## Begin DATA EXTRACT

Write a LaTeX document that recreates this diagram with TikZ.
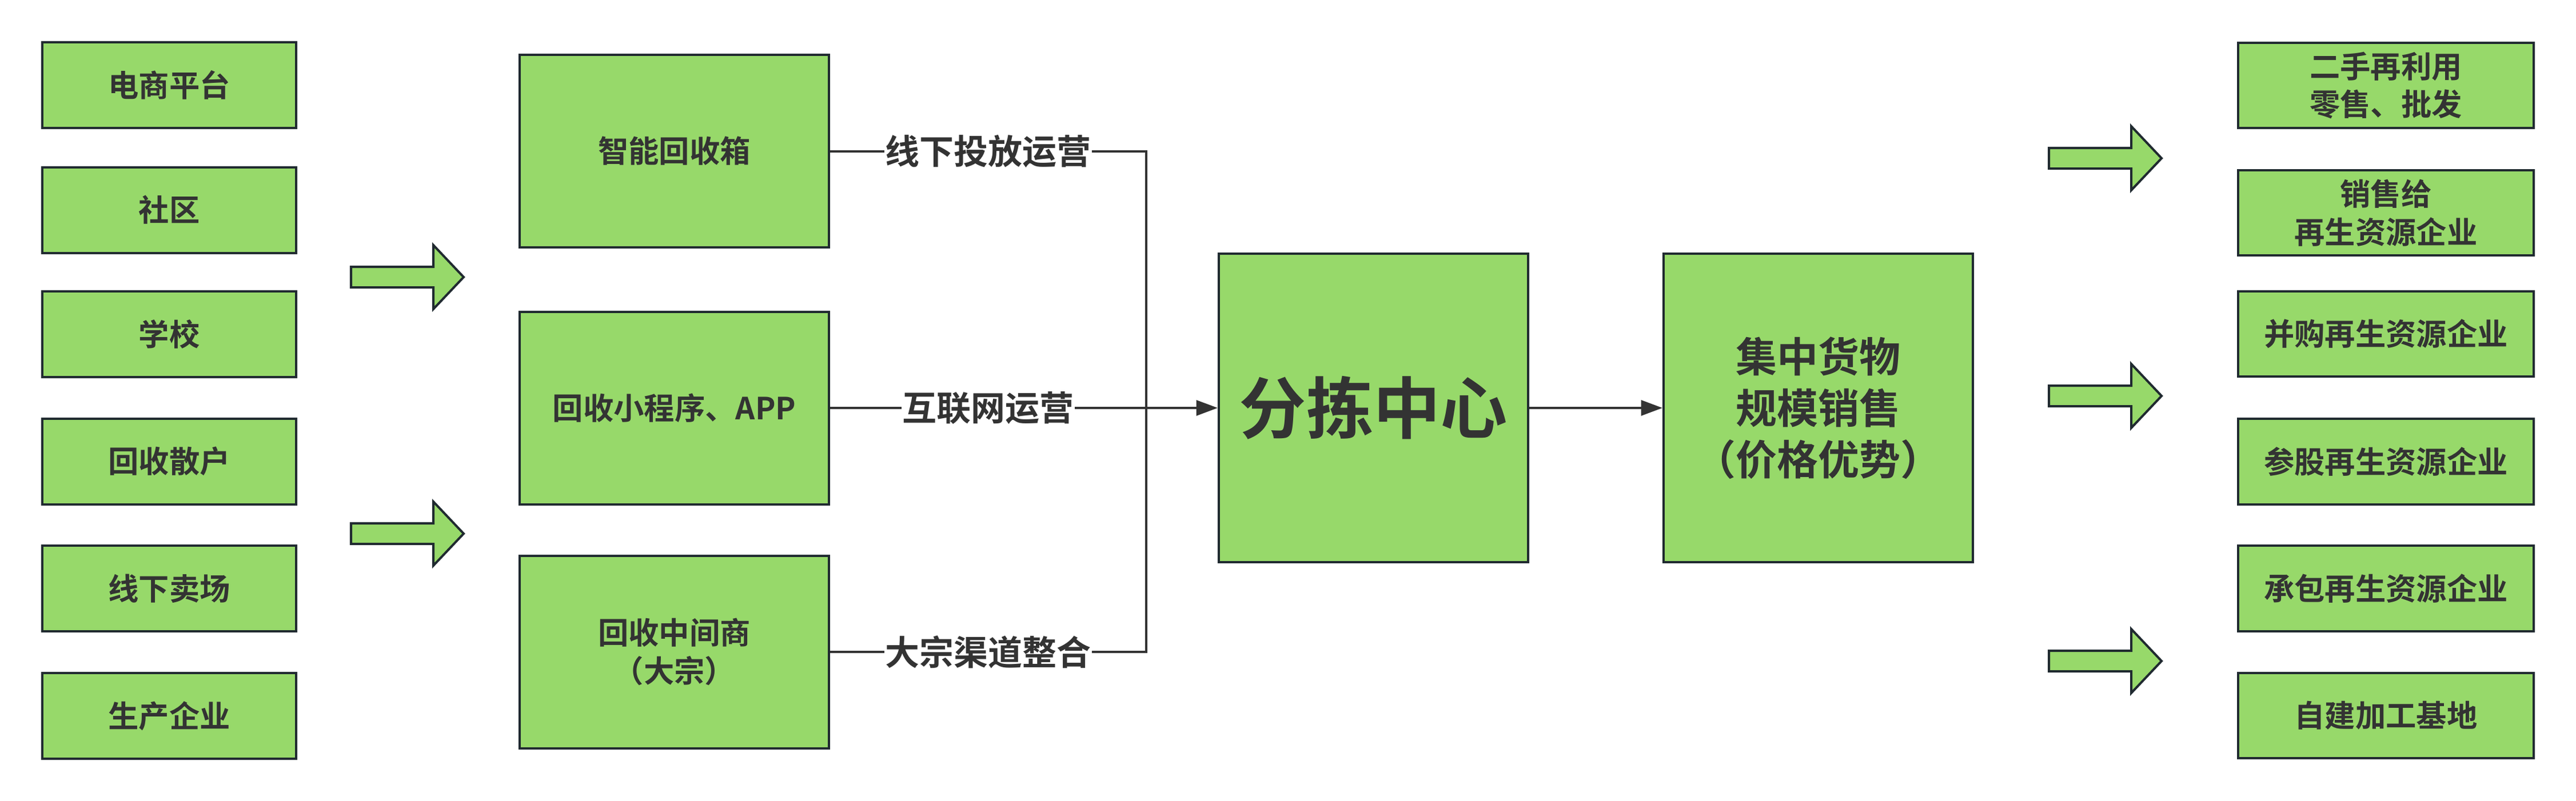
\documentclass[tikz,border=0pt]{standalone}
\usepackage{fontspec}
\setmainfont{Noto Sans CJK SC}[BoldFont={Noto Sans CJK SC Bold}]
\usetikzlibrary{arrows.meta}

\definecolor{boxgreen}{RGB}{151,217,106}
\definecolor{boxline}{RGB}{32,42,48}
\definecolor{txt}{RGB}{51,51,51}

\tikzset{every picture/.style={line width=3pt}}
\tikzset{
  srcbox/.style={draw=boxline, fill=boxgreen, text=txt, font=\fontsize{40}{50}\selectfont\bfseries,
    minimum width=333pt, minimum height=112.5pt, align=center, inner sep=0pt},
  chanbox/.style={srcbox, minimum width=405.75pt, minimum height=252.75pt},
  hubbox/.style={srcbox, minimum width=405.75pt, minimum height=405pt},
  outbox/.style={srcbox, minimum width=387.75pt, minimum height=112pt},
  lbl/.style={fill=white, text=txt, font=\fontsize{45}{54}\selectfont\bfseries, inner sep=1pt},
  link/.style={draw=txt, line width=3pt},
  bigarrow/.style={draw=boxline, fill=boxgreen, line width=3pt, line join=miter}
}

\begin{document}
\begin{tikzpicture}[x=0.75pt,y=0.75pt,yscale=-1,xscale=1]
\useasboundingbox (0,0) rectangle (4506,1402);

% sources
\node[srcbox] (src1) at (296,149) {电商平台};
\node[srcbox] (src2) at (296,367.5) {社区};
\node[srcbox] (src3) at (296,584.5) {学校};
\node[srcbox] (src4) at (296,807.5) {回收散户};
\node[srcbox] (src5) at (296,1030) {线下卖场};
\node[srcbox] (src6) at (296,1253) {生产企业};

% block arrows
\foreach \yc in {485,934}
  \draw[bigarrow] (614,\yc-18) -- (758,\yc-18) -- (758,\yc-56) -- (811,\yc) -- (758,\yc+56) -- (758,\yc+18) -- (614,\yc+18) -- cycle;
\foreach \yc in {277,693,1157}
  \draw[bigarrow] (3584,\yc-18) -- (3728,\yc-18) -- (3728,\yc-56) -- (3781,\yc) -- (3728,\yc+56) -- (3728,\yc+18) -- (3584,\yc+18) -- cycle;

% channels
\node[chanbox] (box) at (1179.5,264.5) {智能回收箱};
\node[chanbox] (app) at (1179.5,714) {回收小程序、APP};
\node[chanbox] (mid) at (1179.5,1141) {回收中间商\\（大宗）};

% sorting and sales
\node[hubbox, font=\fontsize{88}{100}\selectfont\bfseries] (sort) at (2402.5,714) {分拣中心};
\node[hubbox, font=\fontsize{54}{67.5}\selectfont\bfseries] (sale) at (3180.5,714) {集中货物\\规模销售\\（价格优势）};

\coordinate (join) at (2005,714);

% connectors
\draw[link] (box.east) -| node[lbl, pos=0.25] {线下投放运营} (join);
\draw[link] (mid.east) -| node[lbl, pos=0.25] {大宗渠道整合} (join);
\draw[link] (app.east) -- node[lbl] {互联网运营} (join);
\draw[link, -{Triangle[length=28pt,width=20pt]}] (join) -- (sort.west);
\draw[link, -{Triangle[length=28pt,width=20pt]}] (sort.east) -- (sale.west);

% outlets
\node[outbox] (out1) at (4173.5,149.5) {二手再利用\\零售、批发};
\node[outbox] (out2) at (4173.5,372.5) {销售给\\再生资源企业};
\node[outbox] (out3) at (4173.5,584.5) {并购再生资源企业};
\node[outbox] (out4) at (4173.5,808) {参股再生资源企业};
\node[outbox] (out5) at (4173.5,1030) {承包再生资源企业};
\node[outbox] (out6) at (4173.5,1252.5) {自建加工基地};

\end{tikzpicture}
\end{document}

## End DATA EXTRACT

> YOUR TASK
Reproduce the full listing above verbatim, with no pictures included.

> REPLY
Write a LaTeX document that recreates this diagram with TikZ.
\documentclass[tikz,border=0pt]{standalone}
\usepackage{fontspec}
\setmainfont{Noto Sans CJK SC}[BoldFont={Noto Sans CJK SC Bold}]
\usetikzlibrary{arrows.meta}

\definecolor{boxgreen}{RGB}{151,217,106}
\definecolor{boxline}{RGB}{32,42,48}
\definecolor{txt}{RGB}{51,51,51}

\tikzset{every picture/.style={line width=3pt}}
\tikzset{
  srcbox/.style={draw=boxline, fill=boxgreen, text=txt, font=\fontsize{40}{50}\selectfont\bfseries,
    minimum width=333pt, minimum height=112.5pt, align=center, inner sep=0pt},
  chanbox/.style={srcbox, minimum width=405.75pt, minimum height=252.75pt},
  hubbox/.style={srcbox, minimum width=405.75pt, minimum height=405pt},
  outbox/.style={srcbox, minimum width=387.75pt, minimum height=112pt},
  lbl/.style={fill=white, text=txt, font=\fontsize{45}{54}\selectfont\bfseries, inner sep=1pt},
  link/.style={draw=txt, line width=3pt},
  bigarrow/.style={draw=boxline, fill=boxgreen, line width=3pt, line join=miter}
}

\begin{document}
\begin{tikzpicture}[x=0.75pt,y=0.75pt,yscale=-1,xscale=1]
\useasboundingbox (0,0) rectangle (4506,1402);

% sources
\node[srcbox] (src1) at (296,149) {电商平台};
\node[srcbox] (src2) at (296,367.5) {社区};
\node[srcbox] (src3) at (296,584.5) {学校};
\node[srcbox] (src4) at (296,807.5) {回收散户};
\node[srcbox] (src5) at (296,1030) {线下卖场};
\node[srcbox] (src6) at (296,1253) {生产企业};

% block arrows
\foreach \yc in {485,934}
  \draw[bigarrow] (614,\yc-18) -- (758,\yc-18) -- (758,\yc-56) -- (811,\yc) -- (758,\yc+56) -- (758,\yc+18) -- (614,\yc+18) -- cycle;
\foreach \yc in {277,693,1157}
  \draw[bigarrow] (3584,\yc-18) -- (3728,\yc-18) -- (3728,\yc-56) -- (3781,\yc) -- (3728,\yc+56) -- (3728,\yc+18) -- (3584,\yc+18) -- cycle;

% channels
\node[chanbox] (box) at (1179.5,264.5) {智能回收箱};
\node[chanbox] (app) at (1179.5,714) {回收小程序、APP};
\node[chanbox] (mid) at (1179.5,1141) {回收中间商\\（大宗）};

% sorting and sales
\node[hubbox, font=\fontsize{88}{100}\selectfont\bfseries] (sort) at (2402.5,714) {分拣中心};
\node[hubbox, font=\fontsize{54}{67.5}\selectfont\bfseries] (sale) at (3180.5,714) {集中货物\\规模销售\\（价格优势）};

\coordinate (join) at (2005,714);

% connectors
\draw[link] (box.east) -| node[lbl, pos=0.25] {线下投放运营} (join);
\draw[link] (mid.east) -| node[lbl, pos=0.25] {大宗渠道整合} (join);
\draw[link] (app.east) -- node[lbl] {互联网运营} (join);
\draw[link, -{Triangle[length=28pt,width=20pt]}] (join) -- (sort.west);
\draw[link, -{Triangle[length=28pt,width=20pt]}] (sort.east) -- (sale.west);

% outlets
\node[outbox] (out1) at (4173.5,149.5) {二手再利用\\零售、批发};
\node[outbox] (out2) at (4173.5,372.5) {销售给\\再生资源企业};
\node[outbox] (out3) at (4173.5,584.5) {并购再生资源企业};
\node[outbox] (out4) at (4173.5,808) {参股再生资源企业};
\node[outbox] (out5) at (4173.5,1030) {承包再生资源企业};
\node[outbox] (out6) at (4173.5,1252.5) {自建加工基地};

\end{tikzpicture}
\end{document}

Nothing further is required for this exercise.